I'm thinking the Fed and Mega/World banks have tweeked the financial system about as much as they can are about out of tricks.
The Fed is now talking about negative interest rates! The only reason why the Fed would do this is because they are out of ideas and it's a Hail Mary move.They're already trying this in Europe and it's not working.
What is going to cause the worlds economy to miraculously bounce back?
Life is about to get real interesting!
God bless, Steve
My best to you Kyle...and all of the folks that are in the markets.
No one strategy works for everyone. We each have different comfort levels with risk, and have different situations. Talk to more than one advisor before any decisions are made.
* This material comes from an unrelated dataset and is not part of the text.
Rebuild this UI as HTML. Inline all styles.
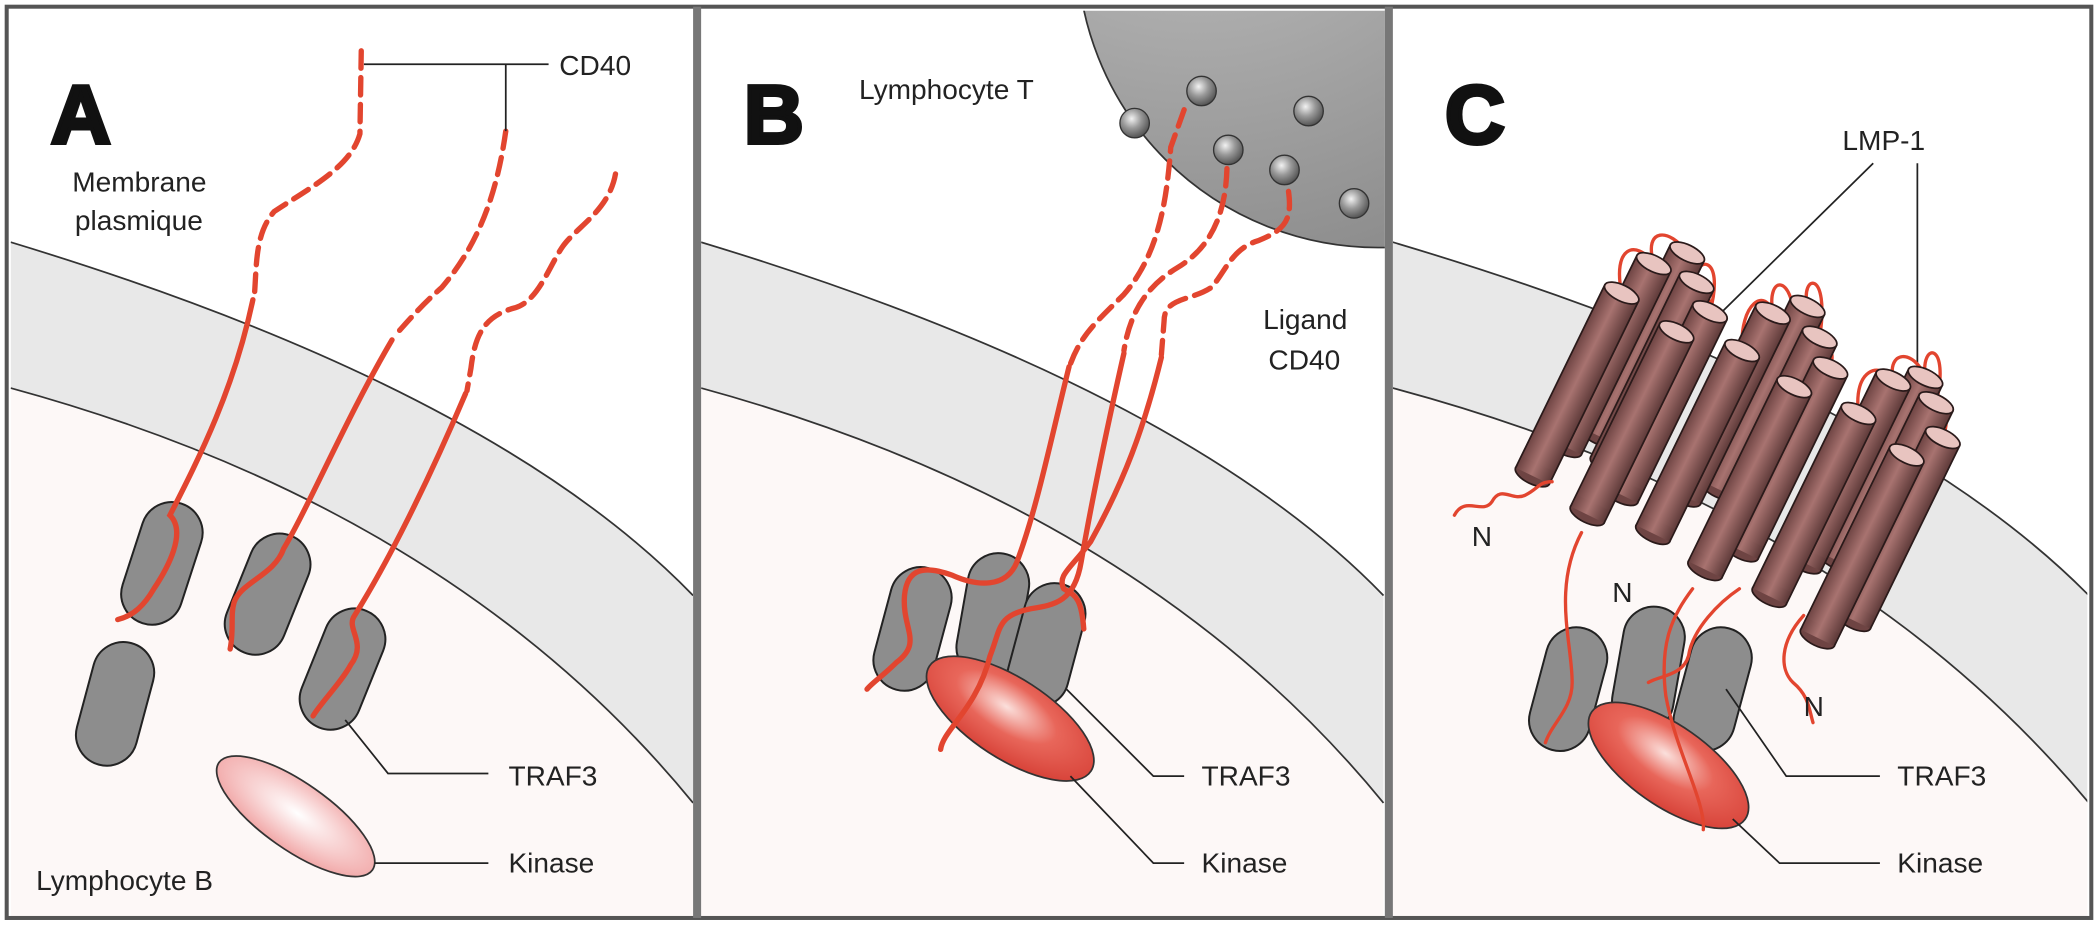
<!DOCTYPE html>
<html><head><meta charset="utf-8"><style>
html,body{margin:0;padding:0;background:#fff}
svg{display:block}
text{font-family:"Liberation Sans",sans-serif;fill:#222}
</style></head><body>
<svg width="2098" height="926" viewBox="0 0 1568 692" preserveAspectRatio="none" xmlns="http://www.w3.org/2000/svg">
<defs>
<radialGradient id="ball" cx="40%" cy="35%" r="65%"><stop offset="0" stop-color="#f2f2f2"/><stop offset=".5" stop-color="#999"/><stop offset="1" stop-color="#555"/></radialGradient>
<radialGradient id="cell" cx="20%" cy="20%" r="90%"><stop offset="0" stop-color="#c8c8c8"/><stop offset="1" stop-color="#8a8a8a"/></radialGradient>
<radialGradient id="kin" cx="45%" cy="40%" r="60%"><stop offset="0" stop-color="#fbe0dc"/><stop offset=".5" stop-color="#e8665a"/><stop offset="1" stop-color="#d8443a"/></radialGradient>
<radialGradient id="kinA" cx="50%" cy="45%" r="60%"><stop offset="0" stop-color="#fff"/><stop offset="1" stop-color="#f0a0a0"/></radialGradient>
<linearGradient id="cyl" x1="0" y1="0" x2="1" y2="0"><stop offset="0" stop-color="#6e4443"/><stop offset=".45" stop-color="#a87370"/><stop offset="1" stop-color="#5e3a39"/></linearGradient>
<g id="traf"><rect x="-23" y="-47" width="46" height="94" rx="23" fill="#8d8d8d" stroke="#222" stroke-width="1.5"/></g>
<g id="cy">
<rect x="-14" y="0" width="28" height="152" fill="url(#cyl)" stroke="#2a1a1a" stroke-width="1.3"/>
<ellipse cx="0" cy="152" rx="14" ry="6" fill="#6e4443" stroke="#2a1a1a" stroke-width="1.3"/>
<rect x="-13.3" y="142" width="26.6" height="10" fill="url(#cyl)"/>
<ellipse cx="0" cy="0" rx="14" ry="6" fill="#e8c4c0" stroke="#2a1a1a" stroke-width="1.3"/>
</g>
<g id="mem">
<path d="M0,181 Q360,290 510,445 L510,600 Q330,380 0,290Z" fill="#e8e8e8"/>
<path d="M0,290 Q330,380 510,600 L510,685 L0,685Z" fill="#fdf8f7"/>
<path d="M0,181 Q360,290 510,445 M0,290 Q330,380 510,600" fill="none" stroke="#333" stroke-width="1.3"/>
</g>
<clipPath id="cA"><rect x="8" y="8" width="510" height="677"/></clipPath>
<clipPath id="cB"><rect x="524" y="8" width="511" height="677"/></clipPath>
<clipPath id="cC"><rect x="1041" y="8" width="519" height="677"/></clipPath>
</defs>
<rect width="1568" height="692" fill="#fff"/>
<!-- membranes -->
<g clip-path="url(#cA)"><use href="#mem" transform="translate(8,0)"/></g>
<g clip-path="url(#cB)"><use href="#mem" transform="translate(524,0)"/></g>
<g clip-path="url(#cC)"><use href="#mem" transform="translate(1041,0) scale(1.02,1)"/></g>
<!-- T cell -->
<g clip-path="url(#cB)">
<circle cx="1030" cy="-40" r="225" fill="url(#cell)" stroke="#333" stroke-width="1.3"/>
</g>
<!-- frame -->
<rect x="5" y="5" width="1558" height="681" fill="none" stroke="#555" stroke-width="3"/>
<rect x="518" y="5" width="6" height="681" fill="#777"/>
<rect x="1035" y="5" width="6" height="681" fill="#777"/>

<!-- PANEL A -->
<text x="38" y="107" font-size="62" font-weight="bold" style="fill:#111" stroke="#111" stroke-width="3">A</text>
<g fill="none" stroke="#e2452f" stroke-width="4" stroke-linecap="round">
<path d="M270,38 L269,100 C262,125 232,140 205,158 C190,175 192,200 190,222" stroke-dasharray="13 7"/>
<path d="M378,98 C372,140 360,180 330,215 C315,228 305,240 294,252" stroke-dasharray="13 7"/>
<path d="M460,130 C455,158 430,170 420,185 C410,200 402,225 385,230 C362,236 355,250 352,275 L349,292" stroke-dasharray="13 7"/>
</g>
<use href="#traf" transform="translate(121,421) rotate(18)"/>
<use href="#traf" transform="translate(200,444) rotate(22)"/>
<use href="#traf" transform="translate(256,500) rotate(22)"/>
<use href="#traf" transform="translate(86,526) rotate(15)"/>
<g fill="none" stroke="#e2452f" stroke-width="4" stroke-linecap="round">
<path d="M189,224 C175,290 150,340 127,385 C140,398 125,425 115,440 C108,452 100,460 88,463"/>
<path d="M293,254 C260,310 230,380 212,410 C205,430 180,435 175,450 C172,460 175,470 172,485"/>
<path d="M348,294 C320,360 290,420 265,460 C258,470 275,480 262,497 C255,510 240,525 234,535"/>
</g>
<ellipse cx="221" cy="610" rx="70" ry="25" transform="rotate(35 221 610)" fill="url(#kinA)" stroke="#333" stroke-width="1.3"/>
<g fill="none" stroke="#222" stroke-width="1.3">
<path d="M272,48 H410 M378,48 V98"/>
<path d="M258,538 L290,578 H365"/>
<path d="M280,645 H365"/>
</g>
<text x="418" y="56" font-size="21">CD40</text>
<text x="54" y="143" font-size="21">Membrane</text>
<text x="56" y="172" font-size="21">plasmique</text>
<text x="380" y="587" font-size="21">TRAF3</text>
<text x="380" y="652" font-size="21">Kinase</text>
<text x="27" y="665" font-size="21">Lymphocyte B</text>

<!-- PANEL B -->
<text x="556" y="107" font-size="62" font-weight="bold" style="fill:#111" stroke="#111" stroke-width="3">B</text>
<text x="642" y="74" font-size="21">Lymphocyte T</text>
<text x="944" y="246" font-size="21">Ligand</text>
<text x="948" y="276" font-size="21">CD40</text>
<g>
<circle cx="848" cy="92" r="11" fill="url(#ball)" stroke="#333"/>
<circle cx="898" cy="68" r="11" fill="url(#ball)" stroke="#333"/>
<circle cx="978" cy="83" r="11" fill="url(#ball)" stroke="#333"/>
<circle cx="918" cy="112" r="11" fill="url(#ball)" stroke="#333"/>
<circle cx="960" cy="127" r="11" fill="url(#ball)" stroke="#333"/>
<circle cx="1012" cy="152" r="11" fill="url(#ball)" stroke="#333"/>
</g>
<g fill="none" stroke="#e2452f" stroke-width="4" stroke-linecap="round">
<path d="M885,82 L875,110 C872,150 866,190 840,220 C820,240 808,250 800,272" stroke-dasharray="13 7"/>
<path d="M917,126 C916,160 905,185 880,200 C860,212 845,230 840,262" stroke-dasharray="13 7"/>
<path d="M963,143 C966,165 960,172 940,180 C920,186 915,205 905,215 C890,225 870,222 870,240 L868,265" stroke-dasharray="13 7"/>
</g>
<use href="#traf" transform="translate(682,470) rotate(15)"/>
<use href="#traf" transform="translate(742,460) rotate(10)"/>
<use href="#traf" transform="translate(782,482) rotate(15)"/>
<ellipse cx="755" cy="537" rx="72" ry="30" transform="rotate(33 755 537)" fill="url(#kin)" stroke="#333" stroke-width="1.3"/>
<g fill="none" stroke="#e2452f" stroke-width="4" stroke-linecap="round">
<path d="M799,274 C785,330 775,380 760,420 C752,440 730,438 712,430 C690,422 678,425 676,445 C674,470 690,480 670,495 C660,505 652,510 648,515"/>
<path d="M840,264 C825,330 815,380 808,420 C803,450 788,452 770,455 C745,460 748,470 740,490 C730,530 705,545 703,560"/>
<path d="M868,267 C855,320 840,360 815,405 C800,425 790,430 795,440 C803,445 808,445 810,470"/>
</g>
<g fill="none" stroke="#222" stroke-width="1.3">
<path d="M797,515 L862,580 H885"/>
<path d="M800,580 L862,645 H885"/>
</g>
<text x="898" y="587" font-size="21">TRAF3</text>
<text x="898" y="652" font-size="21">Kinase</text>

<!-- PANEL C -->
<text x="1080" y="107" font-size="62" font-weight="bold" style="fill:#111" stroke="#111" stroke-width="3">C</text>
<text x="1377" y="112" font-size="21">LMP-1</text>
<g fill="none" stroke="#222" stroke-width="1.3">
<path d="M1400,122 L1285,235"/>
<path d="M1433,122 V283"/>
</g>
<g>
<path d="M1236,197 C1228,170 1248,170 1261,189 M1212,219 C1205,185 1222,178 1236,197 M1268,211 C1265,192 1290,188 1278,233 M1253,248 C1262,200 1280,215 1278,233" fill="none" stroke="#e2452f" stroke-width="2.5"/>
<use href="#cy" transform="translate(1261,189) rotate(26)"/>
<use href="#cy" transform="translate(1236,197) rotate(26)"/>
<use href="#cy" transform="translate(1268,211) rotate(26)"/>
<use href="#cy" transform="translate(1212,219) rotate(26)"/>
<use href="#cy" transform="translate(1278,233) rotate(26)"/>
<use href="#cy" transform="translate(1253,248) rotate(26)"/>
<path d="M1351,229 C1345,205 1368,200 1360,252 M1325,234 C1320,205 1340,205 1341,240 M1302,262 C1300,225 1320,215 1325,234 M1341,289 C1350,250 1375,250 1368,275" fill="none" stroke="#e2452f" stroke-width="2.5"/>
<use href="#cy" transform="translate(1351,229) rotate(26)"/>
<use href="#cy" transform="translate(1325,234) rotate(26)"/>
<use href="#cy" transform="translate(1360,252) rotate(26)"/>
<use href="#cy" transform="translate(1302,262) rotate(26)"/>
<use href="#cy" transform="translate(1368,275) rotate(26)"/>
<use href="#cy" transform="translate(1341,289) rotate(26)"/>
<path d="M1439,282 C1435,255 1458,255 1447,301 M1415,284 C1410,262 1430,260 1439,282 M1389,309 C1385,275 1405,270 1415,284 M1425,340 C1440,300 1462,300 1452,327" fill="none" stroke="#e2452f" stroke-width="2.5"/>
<use href="#cy" transform="translate(1439,282) rotate(26)"/>
<use href="#cy" transform="translate(1415,284) rotate(26)"/>
<use href="#cy" transform="translate(1447,301) rotate(26)"/>
<use href="#cy" transform="translate(1389,309) rotate(26)"/>
<use href="#cy" transform="translate(1452,327) rotate(26)"/>
<use href="#cy" transform="translate(1425,340) rotate(26)"/>
</g>
<use href="#traf" transform="translate(1172,515) rotate(15)"/>
<use href="#traf" transform="translate(1232,500) rotate(10)"/>
<use href="#traf" transform="translate(1280,515) rotate(15)"/>
<ellipse cx="1247" cy="572" rx="70" ry="30" transform="rotate(35 1247 572)" fill="url(#kin)" stroke="#333" stroke-width="1.3"/>
<g fill="none" stroke="#e2452f" stroke-width="2.5" stroke-linecap="round">
<path d="M1087,385 C1095,370 1108,385 1115,375 C1122,362 1130,375 1140,370 C1150,365 1150,360 1160,360"/>
<path d="M1182,398 C1160,440 1175,480 1175,510 C1175,530 1160,540 1155,555"/>
<path d="M1265,440 C1250,460 1240,480 1245,520 C1252,560 1275,600 1273,620"/>
<path d="M1300,440 C1285,450 1265,470 1262,490 C1258,505 1240,505 1232,510"/>
<path d="M1348,460 C1330,480 1330,500 1340,510 C1352,520 1352,530 1355,540"/>
</g>
<g fill="none" stroke="#222" stroke-width="1.3">
<path d="M1290,515 L1335,580 H1405"/>
<path d="M1295,612 L1330,645 H1405"/>
</g>
<text x="1100" y="408" font-size="21">N</text>
<text x="1205" y="450" font-size="21">N</text>
<text x="1348" y="535" font-size="21">N</text>
<text x="1418" y="587" font-size="21">TRAF3</text>
<text x="1418" y="652" font-size="21">Kinase</text>
</svg>
</body></html>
You hit the nail on the head. The first and foremost rule in my business is "Know your client." That's for precisely the reasons you've mentioned.
When I meet with a potential new client, I spend 55% of my time interviewing them and having in-depth discussions with them about their current situation and their goals, hopes and dreams. Another 35% of my time with them is spent educating them about investing; especially the risks they are likely to face from time-to-time. Once that's done, making the right recommendations is a piece of cake, probably due to my forty-plus years of experience.
Nice bounce back in the markets today, btw. The question is, will this be the start of a move up, or is it a one day aberration in the recent downward slide?
We'll probably know in the next two-three weeks.
Has there been any time in history with rates so low, that if the Feds even mention raising rates by a lousy half percent that the stock market crashes?
How's those interest rates been workin' for you lately?
FYI, the Fed's raising interest rates have had ZERO to do with the recent market decline.
ZERO!
And what, actually, were they saying it about? Because your post gives us absolutely nothing to go on, one way or another.
Try again.
Mostly though, IMHO, all of this is due to failed socialist policies of varying degrees throughout the world.